Hiding bugs like that is never a good idea..

> > Maybe it would be good idea to generate 64bit relocations on 64bit
> > targets?
>
> Yes, the Go toolchain definitely needs fixing for PIE.  I don't dispute
> that.

There was never any ABI guarantee that programs would be loaded below
4G... it just *happened*, so that's not per-se an ABI change.

That said, I'm surprised of the choice of address.. I would have rather
moved to above 1TB to benefit from 1T segments...

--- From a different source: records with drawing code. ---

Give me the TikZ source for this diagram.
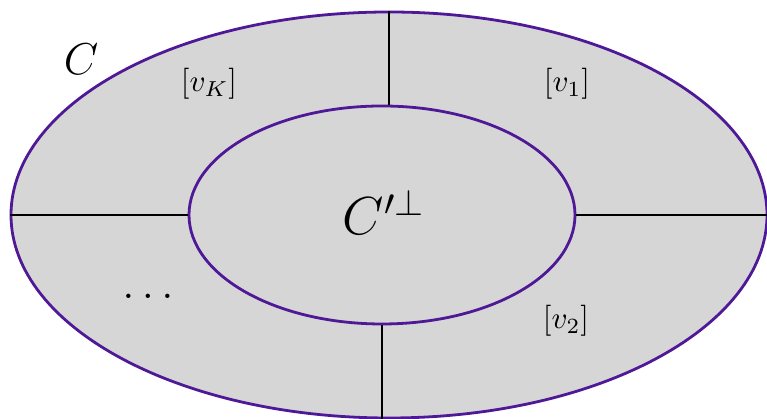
\documentclass[tikz,border=0pt]{standalone}
\usetikzlibrary{shapes.geometric}
\definecolor{ringpurple}{RGB}{78,24,150}
\definecolor{ringgray}{RGB}{214,214,214}
\tikzset{
  ring/.style={ellipse, draw=ringpurple, fill=ringgray, line width=0.9pt, inner sep=0pt},
  divider/.style={draw=black, line width=0.6pt},
  lbl/.style={inner sep=0pt}
}
\begin{document}
\begin{tikzpicture}[x=0.3226pt,y=-0.3226pt]
\useasboundingbox (0,0) rectangle (767,419);
\node[ring, minimum width=756*0.3226pt, minimum height=406*0.3226pt] (outer) at (389,215) {};
\node[ring, minimum width=386*0.3226pt, minimum height=218*0.3226pt] (inner) at (382,215) {};
\draw[divider] (outer.north) -- (outer.north |- inner.north);
\draw[divider] (inner.south) -- (inner.south |- outer.south);
\draw[divider] (outer.west) -- (inner.west);
\draw[divider] (inner.east) -- (outer.east);
\node[lbl] (lc) at (81,59) {\Large $C$};
\node[lbl] (lcp) at (384,212) {\LARGE $C'^{\perp}$};
\node[lbl] (lvk) at (209,84) {$[v_K]$};
\node[lbl] (lv1) at (567,84) {$[v_1]$};
\node[lbl] (lv2) at (566,321) {$[v_2]$};
\node[lbl] (ldots) at (148,296) {\Large $\dots$};
\end{tikzpicture}
\end{document}
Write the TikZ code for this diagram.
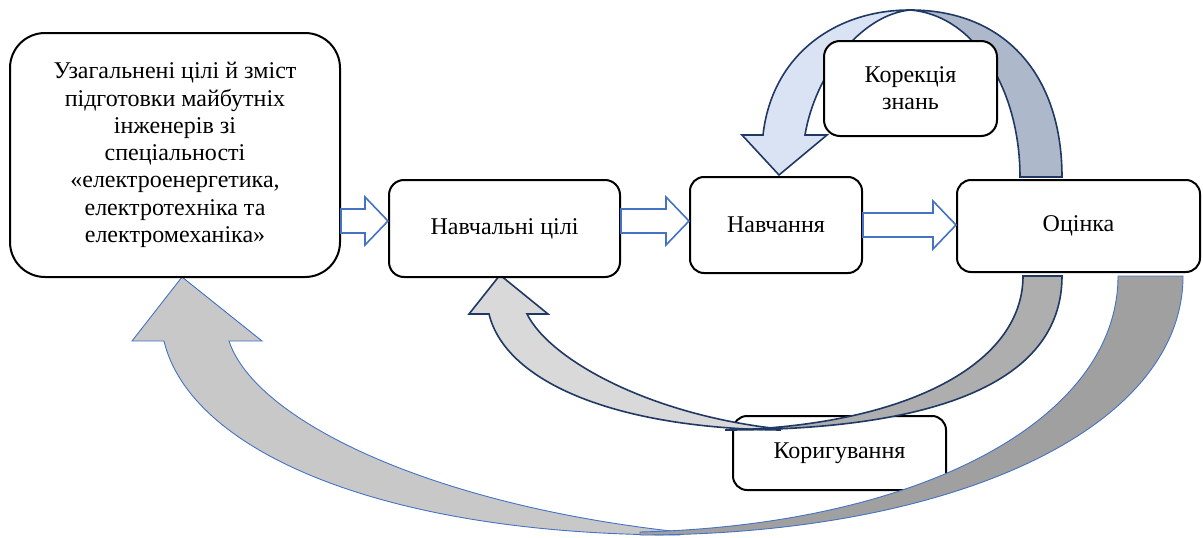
\documentclass[tikz,border=0pt]{standalone}
\usepackage{fontspec}
\setmainfont{Liberation Serif}
\newfontfamily\tnrfont{Liberation Serif}
\usetikzlibrary{calc}
\definecolor{arrowblue}{HTML}{4472C4}
\definecolor{navy}{HTML}{203864}
\definecolor{toplight}{HTML}{DAE3F3}
\definecolor{topdark}{HTML}{ADB9CA}
\definecolor{midlight}{HTML}{D9D9D9}
\definecolor{middark}{HTML}{AEAEAE}
\definecolor{biglight}{HTML}{C8C8C8}
\definecolor{bigdark}{HTML}{A0A0A0}
\tikzset{
  box/.style={draw=black, line width=2pt, fill=white, rounded corners=15pt,
    align=center, inner sep=0pt, font=\tnrfont\fontsize{24}{27.3}\selectfont},
  barrow/.style={draw=arrowblue, line width=1.6pt, fill=white, line join=miter},
  navyedge/.style={draw=navy, line width=1.6pt, line join=miter},
  blueedge/.style={draw=arrowblue, line width=0.9pt, line join=miter},
}
\newcommand\blockarr[3]{%
  \draw[barrow] let \p1=(#1.east), \p2=(#2.west), \p3=(0,#3) in
    (\x1,\y3+12) -- (\x2-23,\y3+12) -- (\x2-23,\y3+24) -- (\x2,\y3)
    -- (\x2-23,\y3-24) -- (\x2-23,\y3-12) -- (\x1,\y3-12) -- cycle;}
\begin{document}
\begin{tikzpicture}[x=1pt,y=-1pt]
\useasboundingbox (0,0) rectangle (1203,538);
% lower box (behind arrows)
\node[box, minimum width=213pt, minimum height=74pt, rounded corners=14pt] (kor) at (839.5,453) {Коригування};
% big outer curved arrow
\path[fill=biglight, blueedge] (164,341) .. controls (190,450) and (380,535) .. (680,535)
  -- (680,532) .. controls (430,505) and (255,420) .. (229,341) -- (262,341) -- (182,277) -- (132,341) -- cycle;
\path[fill=bigdark, blueedge] (1118,276) .. controls (1118,420) and (920,525) .. (640,532)
  -- (640,535) .. controls (950,535) and (1183,430) .. (1183,276) -- cycle;
% inner lower curved arrow
\path[fill=midlight, navyedge] (489,314) .. controls (505,380) and (610,428) .. (780,430)
  -- (780,429) .. controls (650,415) and (550,360) .. (527,314) -- (548,314) -- (500,275) -- (469,314) -- cycle;
\path[fill=middark, navyedge] (1062,276) .. controls (1062,385) and (930,430) .. (725,430)
  -- (730,430) .. controls (905,425) and (1023,365) .. (1023,276) -- cycle;
% top curved arrow
\path[fill=toplight, navyedge] (910,10) .. controls (835,10) and (772,55) .. (763,135)
  -- (742,135) -- (779,175) -- (827,135) -- (805,135)
  .. controls (815,75) and (860,15) .. (910,10) -- cycle;
\path[fill=topdark, navyedge] (910,10) .. controls (1005,10) and (1062,75) .. (1062,177)
  -- (1020,177) .. controls (1020,90) and (975,15) .. (910,10) -- cycle;
% boxes
\node[box, minimum width=330pt, minimum height=244pt, rounded corners=35pt] (goal) at (175,155)
  {Узагальнені цілі й зміст\\підготовки майбутніх\\інженерів зі\\спеціальності\\«електроенергетика,\\електротехніка та\\електромеханіка»};
\node[box, minimum width=231pt, minimum height=97pt] (ncil) at (504.5,228.5) {Навчальні цілі};
\node[box, minimum width=172pt, minimum height=96pt, rounded corners=14pt] (navch) at (776,225) {Навчання};
\node[box, minimum width=243pt, minimum height=92pt, rounded corners=14pt] (ocin) at (1078.5,226) {Оцінка};
\node[box, minimum width=173pt, minimum height=95pt, rounded corners=16pt] (korek) at (910.5,88.5) {Корекція\\знань};
% block arrows
\blockarr{goal}{ncil}{221}
\blockarr{ncil}{navch}{221}
\blockarr{navch}{ocin}{225}
\end{tikzpicture}
\end{document}
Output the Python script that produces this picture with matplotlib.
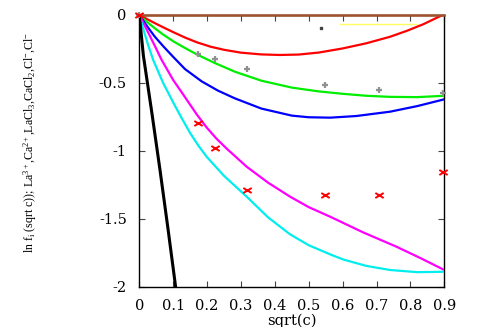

Nick, Anton, do you know anything about that change ?
Looks like Michael found the offending commit.
 
I guess there is precedent for avoiding address space expansion as a compatibility concern, with the 128TB limit. That's pretty horrible though. I would have much rather added some new limits or a new system call even that could be used to control virtual address space allocation behaviour without all these ad hoc mmap flags and implicit changes to behaviour with different combinations of parameters to mmap(2). Anyway I digress.
 
I was looking at the first 1T segments issue a while ago. I *think* we might be able to use a 1T segment for address 0 by default, and then hit it with a hammer and go back to 256MB if the app does something interesting like a fixed 4k mapping or hugetlbfs mapping.